Among them: Nick Hornby (An Education), Quentin Tarantino (Inglourious Basterds) Tom Ford and David Scearce (A Single Man), Joe Penhall (The Road), Neill Blomkamp and Terri Tatchell (District 9) and the team behind In the Loop. The Wrap, IndieWIRE and InContention have spelled out the reasons for the rather unfortunate omissions.
Hornby has been a member of the WGA for 10 years, a representative for Hornby told IW, but after production of An Education was completed, a new rule was instituted that Hornby also had to be a member of his local WGA in the UK, which he was not.
The Wrap's Steve Pond (responding to a story from MovieLine the other day that suggested Harvey Weinstein had perhaps dropped the ball by electing not to send screeners to WGA members for four of his films) counters that Tarantino is not a member of the WGA or the DGA, and his films (Weinstein Co.'s Basterds in this case) are not made under those guilds' agreements.
(IC notes the only WGA nod Tarantino has ever received was as part of the writing team on a CSI episode in 2006.)
Further, Weinstein Co.'s A Single Man and The Road were likewise not the work of WGA members and not covered by applicable agreements, Pond adds.

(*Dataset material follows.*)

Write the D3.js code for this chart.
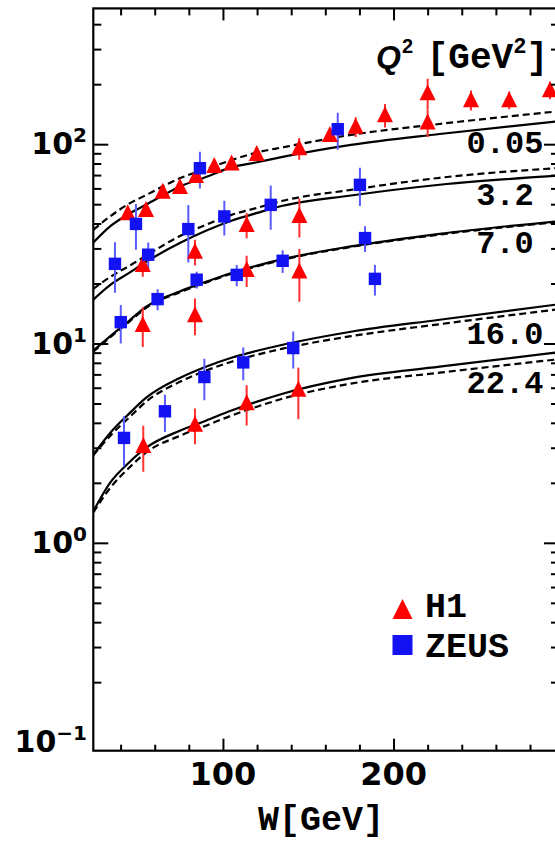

Nine, written by WGA member Michael Tolkin and the late Anthony Minghella -- a member of the WGA East during his lifetime -- is the only Weinstein film that is eligible, a spokesperson for the guild told Pond.
Under WGA rules, one does not have to be a member to receive a nomination, but the film must have been written under the guild's Minimum Basic Agreement, or under a collective bargaining agreement of one of several international guilds, Pond notes.
Meanwhile, IC says District 9 was not written under the guild's guidelines and the writers are not WGA signatories.
Fantastic Mr. Fox and Up are also ineligible, IC explains, because animation companies do not sign agreements with the guild and are not signatories, even if sometimes the writers of animated films are signatories.
The WGA announces its nominees Monday, January 11.